Networking Code Problem
 
I study Beej and produced the following code :

Code:

#include <stdio.h>
#include <unistd.h>
#include <stdlib.h>
#include <errno.h>
#include <strings.h>
#include <netinet/in.h>
#include <sys/types.h>
#include <sys/socket.h>
#include <sys/wait.h>
#include <string.h> //needed for strlen which is called in send()

#define DEST_PORT 80
#define DEST_IP "68.142.197.74"
#define MAXDATASIZE 300

char input_terminal()
{
        char string[64];
        printf("Command Line: ");
        scanf("%s", &string);
        printf("Sending Data ... \n");
        return string[64];
}

int main()
{
        int tot_bytes;
        int numbytes;
        char input[64];
        char buff[MAXDATASIZE];
        int my_socket; //creeaza variabila ce va stoca socket-ul
        struct sockaddr_in destination_address; //stocheaza adresa de conectare
       
        numbytes = MAXDATASIZE;
        tot_bytes = 0;
       
        if ((my_socket = socket(AF_INET, SOCK_STREAM, 0)) == -1)
        {
                perror("socket");
                exit(1);
        }
       
        destination_address.sin_family = AF_INET; //host to byte order
        destination_address.sin_port = htons(DEST_PORT); //short, network to byte order
        destination_address.sin_addr.s_addr = inet_addr(DEST_IP); //destination ip
        bzero(&(destination_address.sin_zero), 8); //zero the rest of the struct

        if ((connect(my_socket, (struct sockaddr*)&destination_address, sizeof(struct sockaddr))) == -1)
        {
                perror("connect");
                exit(1);
        }
       
        input[64] = input_terminal();
       
        if (send(my_socket, &input[64], strlen(input), 0) == -1)
        {
                perror("send");
                exit(1);
        }
       
        while(numbytes > 0)
        {
                if ((numbytes = recv(my_socket, buff, MAXDATASIZE, 0)) == -1)
                {
                        perror("recv");
                        exit(1);
                }
                buff[numbytes] = '\0';
                printf("%s\n", buff);
                tot_bytes += numbytes;
        }

        close(my_socket);
       
        return 0;
}

It basicly connects to www.yahoo.com on port 80, prompts for a command line and of course I write "GET HTML". And then nothing happends ... If I take away the command line function and use a string to the send() function "GET HTML\n" it works very fine. gdb shows some weird data (im not a gdb expert):

Code:

54              input[64] = input_terminal();
(gdb) next
Command Line: GET HTML
Sending Data ...
56              if (send(my_socket, &input[64], strlen(input), 0) == -1)
(gdb) next
62              while(numbytes > 0)
(gdb) next
64                      if ((numbytes = recv(my_socket, buff, MAXDATASIZE, 0)) == -1)
(gdb) next

What is the problem that it does not want to receive data?

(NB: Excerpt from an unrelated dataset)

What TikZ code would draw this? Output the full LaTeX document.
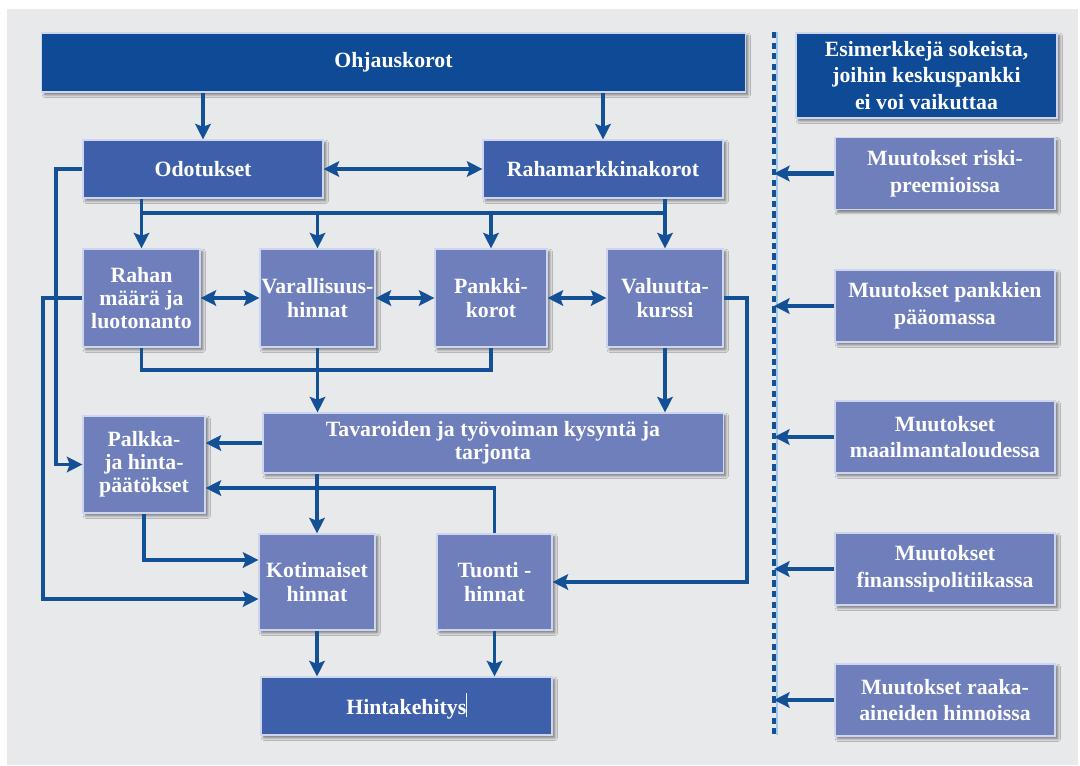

graemef 05-16-2006 09:19 PM

Well input[64] = input_terminal(); says in the 64th character copy the result from the function input_terminal(). Not I suspect what you want to do.

If I remember correctly scanf("%s",... will read in the first character up to the first white space (hence it will be GET rather than GET HTML) but check this by printing out the value.

What you want to do is to pass input without the square brackets, in effect this will be a pointer to the first location in the character array.

Wim Sturkenboom 05-17-2006 01:15 AM

You're missing 2 include file (stdio.h and arpa/inet.h)


Code:

char input_terminal()
{
        char string[64];
        printf("Command Line: ");
        scanf("%s", &string);
        printf(">>%s<<",string);
        printf("Sending Data ... \n");
        return string[64];
}

string is already a pointer, so don't use the ampersand in front of it
For debugging, I've added an additional printf (which proofs graemef's point that scanf does not read everything). Also, scanf does not read the newline. You can see that as the '<<' occurs on the same line.